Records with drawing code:
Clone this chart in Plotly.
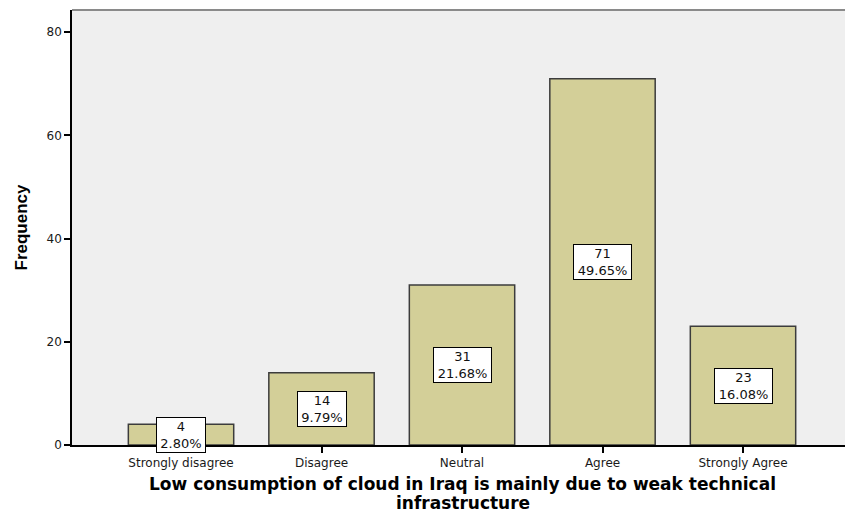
import plotly.graph_objects as go

categories = ["Strongly disagree", "Disagree", "Neutral", "Agree", "Strongly Agree"]
counts = [4, 14, 31, 71, 23]
percents = ["2.80%", "9.79%", "21.68%", "49.65%", "16.08%"]
y_ticks = [0, 20, 40, 60, 80]
x_title_lines = ["Low consumption of cloud in Iraq is mainly due to weak technical",
                 "infrastructure"]
y_title = "Frequency"

x_idx = list(range(len(categories)))
TICK_FONT = dict(family="DejaVu Sans, sans-serif", size=12, color="#1a1a1a")

fig = go.Figure()
fig.add_trace(go.Bar(
    x=x_idx, y=counts, width=0.75,
    marker=dict(color="#d3cf98", line=dict(color="#3c3c3c", width=1.5)),
    hoverinfo="skip",
))

for i, (c, p) in enumerate(zip(counts, percents)):
    fig.add_annotation(
        x=i, y=c / 2, text=f"{c}<br>{p}", showarrow=False,
        font=dict(family="DejaVu Sans, sans-serif", size=13, color="#111"),
        bgcolor="white", bordercolor="black", borderwidth=1, borderpad=1,
        width=9 * max(len(str(c)), len(p)) + 1,
        xref="x", yref="y",
    )

# x axis title (two lines, tight spacing as in the reference)
for k, line in enumerate(x_title_lines):
    fig.add_annotation(
        xref="paper", yref="paper", x=0.5, y=0, xanchor="center", yanchor="middle",
        xshift=4, yshift=-39 - 19 * k, text=f"<b>{line}</b>", showarrow=False,
        font=dict(family="DejaVu Sans, sans-serif", size=17, color="black"),
        borderpad=0,
    )

# y axis title
fig.add_annotation(
    xref="paper", yref="paper", x=0, y=0.5, xanchor="center", yanchor="middle",
    xshift=-51, text=f"<b>{y_title}</b>", textangle=-90, showarrow=False,
    font=dict(family="Liberation Sans, Arial, sans-serif", size=17, color="black"),
)

fig.update_layout(
    width=845, height=513,
    margin=dict(l=72, r=0, t=10, b=68),
    paper_bgcolor="white", plot_bgcolor="#efefef",
    showlegend=False,
    xaxis=dict(
        range=[-0.776, 4.726],
        tickmode="array", tickvals=x_idx, ticktext=categories,
        ticks="outside", ticklen=6, tickcolor="black", tickwidth=1.5,
        showline=True, linecolor="black", linewidth=1.5,
        showgrid=False, zeroline=False, tickfont=TICK_FONT,
    ),
    yaxis=dict(
        range=[0, 84.3],
        tickmode="array", tickvals=y_ticks,
        ticks="outside", ticklen=6, tickcolor="black", tickwidth=1.5,
        showline=True, linecolor="black", linewidth=1.5,
        showgrid=False, zeroline=False, tickfont=TICK_FONT,
    ),
)

# top frame line of the plot area
fig.add_shape(type="line", xref="paper", yref="paper", x0=0, x1=1, y0=1, y1=1,
              line=dict(color="#8a8a8a", width=2))

fig.write_html(
    "out.html",
    config={"displayModeBar": False},
    post_script="document.body.style.margin='0';document.body.style.overflow='hidden';",
)
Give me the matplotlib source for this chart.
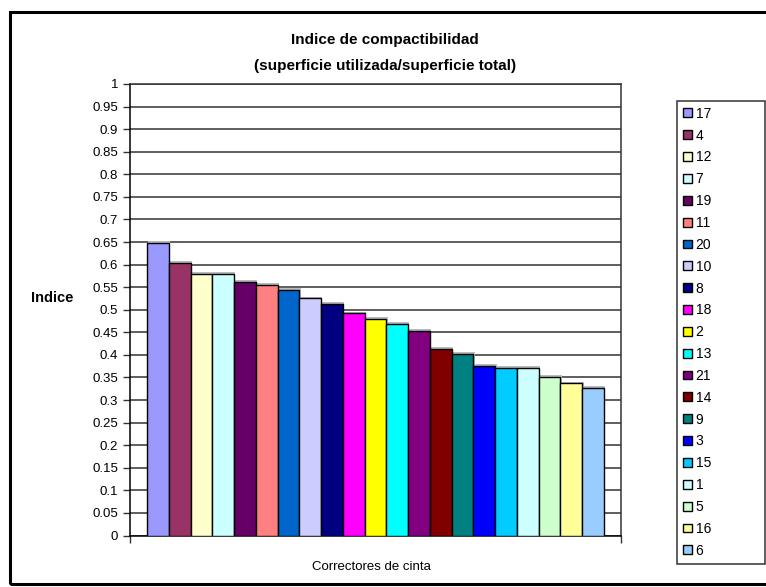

[Task to carry out]
Copy out each line in the preceding records that contains "this".

[Response]
Clone this chart in Plotly.
Give me the matplotlib source for this chart.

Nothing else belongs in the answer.